Yes, there are several ways to trace all queries that Sybase receives.
However, given the second part of your question, as I understand it, you need to (1) understand what your query is doing (2) monitor your active spid in the context of other active spids and ... if that does not suffice, then (3) monitor the server; not trace, and all queries. Therefore I will go into that and defer responding re the tracing elements available in Sybase.
Your connection to ASE is a Server Process Id, or spid.
SET SHOWPLAN ON and SET NOEXEC ON, and
execute your query. This will give
you a very good insight into what
your SQL is actually doing, under
the covers. This is an essential
requirement, something every
developer should be familiar with,
and demanded before testing.
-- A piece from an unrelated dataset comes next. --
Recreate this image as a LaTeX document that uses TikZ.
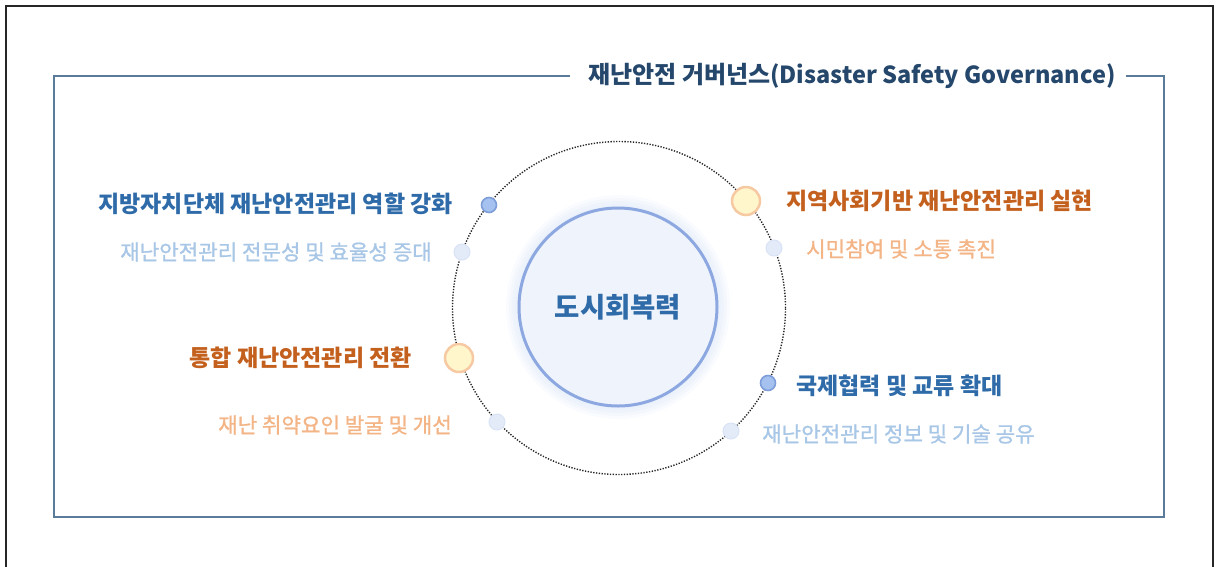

Whenever it feels like your query is slow, always check the I/O being performed: SET STATISTICS IO ON.
sp_who; sp_lock; and watch your spid
ticking over, hung, waiting for
locks, blocked, which other spids are holding it up, etc. This is the
basic set that every developer
should be using, all the time.
sp_sysmon monitors the (entire)
server. It can be used in two ways:
as an ongoing monitoring tool, eg
grab a full hour of stats, which is
the basis for server configuration
changes; and as a snapshot, eg. grab
a 5 minute snapsot of the server
when your process is running and
when it is not, and examine the
differences. Generally this is for
experienced DBAs, not developers, and you need sa_role.
It is all in the manuals, both online and PDF.
Seven
hours is a very long time, so you
must be using a cursor or similar,
and processing single rows rather
than sets. Check for regular nightly batch jobs (dumps, update stats, reorgs) weighing in at the 7 hour mark; some of them hold table locks. Of course, if the server is running on Windoze, all manner of strange things, from memory leaks upwards, is standard fare; bounce the box every week at least.
With that order of processing burden, you should keep on eye on your transaction log and tempdb usage.